▸ DATASET SECTION:
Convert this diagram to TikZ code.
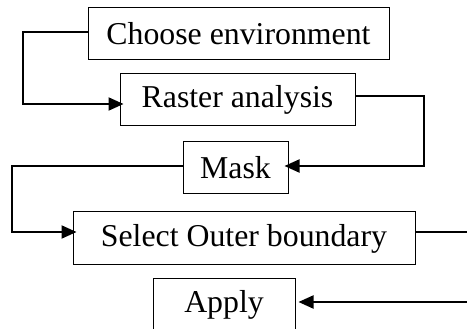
\documentclass[tikz,border=0pt]{standalone}
\usepackage{fontspec}
\setmainfont{Liberation Serif}
\usetikzlibrary{arrows.meta}

\begin{document}
\begin{tikzpicture}[x=1pt,y=-1pt,
  box/.style={draw,line width=1pt,inner sep=0pt,font=\fontsize{31.8}{36}\selectfont},
  link/.style={line width=2pt,shorten >=-4pt,-{Triangle[length=15pt,width=13pt]}}]
\useasboundingbox (0,0) rectangle (467,329);
\clip (0,0) rectangle (467,329);
\node[box,minimum width=301pt,minimum height=52pt] (choose) at (238.5,34) {Choose environment};
\node[box,minimum width=235pt,minimum height=52pt] (raster) at (237.5,100) {Raster analysis};
\node[box,minimum width=105pt,minimum height=52pt] (mask) at (235.5,168) {Mask};
\node[box,minimum width=342pt,minimum height=53pt] (select) at (244,238.5) {Select Outer boundary};
\node[box,minimum width=142pt,minimum height=52pt] (apply) at (224,305) {Apply};
\draw[link] ([yshift=2pt]choose.west) -- ++(-65,0) |- ([yshift=-4pt]raster.west);
\draw[link] ([yshift=4pt]raster.east) -- ++(68,0) |- ([yshift=2pt]mask.east);
\draw[link] ([yshift=2pt]mask.west) -- ++(-171,0) |- ([yshift=6.5pt]select.west);
\draw[link] ([yshift=6.5pt]select.east) -- ++(65,0) |- ([yshift=3pt,xshift=7pt]apply.east);
\end{tikzpicture}
\end{document}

▸ WRITTEN EXERCISE: Copy the data word for word. Pictures do not go in the copy.

▸ WRITTEN RESPONSE:
Convert this diagram to TikZ code.
\documentclass[tikz,border=0pt]{standalone}
\usepackage{fontspec}
\setmainfont{Liberation Serif}
\usetikzlibrary{arrows.meta}

\begin{document}
\begin{tikzpicture}[x=1pt,y=-1pt,
  box/.style={draw,line width=1pt,inner sep=0pt,font=\fontsize{31.8}{36}\selectfont},
  link/.style={line width=2pt,shorten >=-4pt,-{Triangle[length=15pt,width=13pt]}}]
\useasboundingbox (0,0) rectangle (467,329);
\clip (0,0) rectangle (467,329);
\node[box,minimum width=301pt,minimum height=52pt] (choose) at (238.5,34) {Choose environment};
\node[box,minimum width=235pt,minimum height=52pt] (raster) at (237.5,100) {Raster analysis};
\node[box,minimum width=105pt,minimum height=52pt] (mask) at (235.5,168) {Mask};
\node[box,minimum width=342pt,minimum height=53pt] (select) at (244,238.5) {Select Outer boundary};
\node[box,minimum width=142pt,minimum height=52pt] (apply) at (224,305) {Apply};
\draw[link] ([yshift=2pt]choose.west) -- ++(-65,0) |- ([yshift=-4pt]raster.west);
\draw[link] ([yshift=4pt]raster.east) -- ++(68,0) |- ([yshift=2pt]mask.east);
\draw[link] ([yshift=2pt]mask.west) -- ++(-171,0) |- ([yshift=6.5pt]select.west);
\draw[link] ([yshift=6.5pt]select.east) -- ++(65,0) |- ([yshift=3pt,xshift=7pt]apply.east);
\end{tikzpicture}
\end{document}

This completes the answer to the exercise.